Facebook announced last week that Kenneth I. Chenault, the retiring CEO of American Express, would join the social media giant’s board of directors on February 5. A 37-year employee of American Express, Chenault was appointed to the chief executive post in 2001, joining the very small club of people of color in the upper echelons of corporate America. Next month, he will become the first person of color on Facebook’s board, Hanna Kozlowska notes at Quartz, fulfilling a promise Chief Operating Officer Sheryl Sandberg had made to the Congressional Black Caucus last year that the company would soon appoint an African-American director.

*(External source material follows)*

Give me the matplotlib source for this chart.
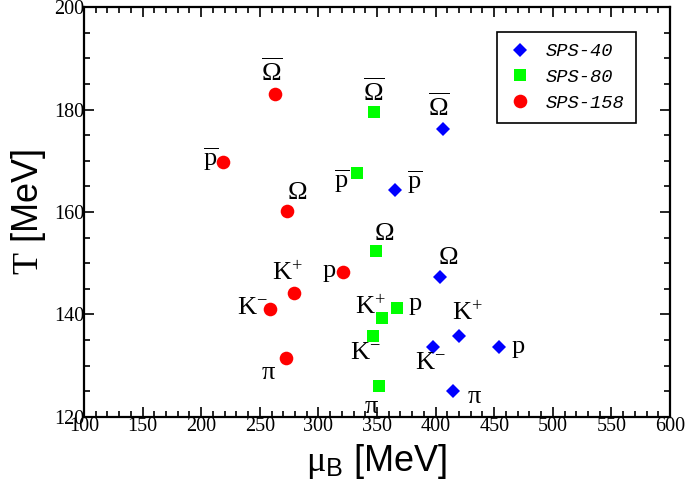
import numpy as np
import matplotlib
matplotlib.use("Agg")
import matplotlib.pyplot as plt
from matplotlib.ticker import MultipleLocator

plt.rcParams['mathtext.fontset'] = 'custom'
plt.rcParams['mathtext.rm'] = 'Liberation Serif'
plt.rcParams['mathtext.it'] = 'Liberation Serif:italic'
plt.rcParams['mathtext.sf'] = 'Liberation Sans'

# particle labels (mathtext)
OMB = r'$\overline{\mathrm{Ω}}$'
PB = r'$\overline{\mathrm{p}}$'
OM = r'$\mathrm{Ω}$'
P = r'$\mathrm{p}$'
KP = r'$\mathrm{K}^{+}$'
KM = r'$\mathrm{K}^{-}$'
PI = r'$\mathrm{π}$'

# SPS-40 (blue diamonds)
mu40 = [406.6, 365.4, 403.8, 420.2, 398.0, 453.8, 414.6]
T40 = [176.2, 164.3, 147.4, 135.9, 133.7, 133.6, 125.1]
lab40 = [OMB, PB, OM, KP, KM, P, PI]
off40 = [(-3, 15), (14, 6), (6, 14), (6, 16), (-2, -11), (14, 0), (16, -4)]

# SPS-80 (green squares)
mu80 = [347.4, 332.7, 349.0, 366.8, 354.0, 346.3, 351.4]
T80 = [179.5, 167.7, 152.4, 141.3, 139.4, 135.9, 126.0]
lab80 = [OMB, PB, OM, P, KP, KM, PI]
off80 = [(0, 14), (-11, -6), (6, 13), (13, 3), (-8, 7), (-5, -12), (-5, -14)]

# SPS-158 (red circles)
mu158 = [263.0, 218.6, 273.2, 321.0, 279.2, 258.7, 272.4]
T158 = [183.0, 169.8, 160.2, 148.3, 144.2, 141.1, 131.5]
lab158 = [OMB, PB, OM, P, KP, KM, PI]
off158 = [(-2, 15), (-9, 2), (7, 14), (-10, 1), (-5, 14), (-13, 1), (-13, -10)]

fig = plt.figure(figsize=(6.85, 4.94), dpi=100)
ax = fig.add_axes([0.1226, 0.1559, 0.8555, 0.8299])

ax.plot(mu40, T40, 'D', color='#0000ff', ms=7.2, mew=0, label='SPS-40', zorder=3)
ax.plot(mu80, T80, 's', color='#00ff00', ms=8.2, mew=0, label='SPS-80', zorder=3)
ax.plot(mu158, T158, 'o', color='#ff0000', ms=9.8, mew=0, label='SPS-158', zorder=3)

for mus, Ts, labs, offs in [(mu40, T40, lab40, off40), (mu80, T80, lab80, off80),
                            (mu158, T158, lab158, off158)]:
    for m, t, l, o in zip(mus, Ts, labs, offs):
        ax.annotate(l, (m, t), xytext=o, textcoords='offset points',
                    ha='center', va='center', fontsize=19, color='black')

ax.set_xlim(100, 600)
ax.set_ylim(120, 200)
ax.xaxis.set_major_locator(MultipleLocator(50))
ax.xaxis.set_minor_locator(MultipleLocator(10))
ax.yaxis.set_major_locator(MultipleLocator(20))
ax.yaxis.set_minor_locator(MultipleLocator(5))
ax.tick_params(which='both', direction='in', top=True, right=True, width=1.2,
               labelsize=14.5, labelfontfamily='Liberation Serif')
ax.tick_params(which='major', length=7)
ax.tick_params(which='minor', length=4)
ax.tick_params(axis='x', pad=0)
ax.tick_params(axis='y', pad=0)
for s in ax.spines.values():
    s.set_linewidth(1.6)

ax.set_xlabel(r'$\mathrm{μ}_{\mathsf{B}}$ [MeV]', fontsize=26, family='Liberation Sans', labelpad=4)
ax.set_ylabel(r'$\mathrm{T}$ [MeV]', fontsize=26, family='Liberation Sans', labelpad=4)

leg = ax.legend(loc='upper right', bbox_to_anchor=(0.942, 0.939), borderaxespad=0,
                prop={'family': 'Liberation Mono', 'style': 'italic', 'size': 13.5},
                fancybox=False, edgecolor='black', framealpha=1, handletextpad=0.8,
                borderpad=0.6, labelspacing=0.45, handlelength=1.2)
leg.get_frame().set_linewidth(1.2)

fig.savefig('out.png', dpi=100)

With Facebook, like all of its peers in big tech, has been criticized for a lack of diversity in its workforce, particularly in technical and managerial positions. Its latest diversity report, released last August, showed modest progress, with black Americans making up 3 percent of its US workforce and Hispanic Americans 5 percent. Women now make up 35 percent of Facebook’s global workforce, 28 percent of its leadership, and 19 percent of its technical staff. Minority presence in senior leadership, however, has stagnated since 2014.
The other eight members of Facebook’s board include just two women: Sandberg and Susan Desmond-Hellmann, CEO of the Bill & Melinda Gates Foundation. CEO Mark Zuckerberg retains majority voting power, so the board plays an advisory role but does not have control over the company’s decisions.
Members of the Congressional Black Caucus voiced appreciation for the addition of Chenault. “I am pleased to hear that Facebook has not only acknowledged the lack of diversity within its company but they listened to our concerns and chose a new direction for the future,” Missouri Democratic Rep. Emanuel Cleaver II said in a statement to Recode.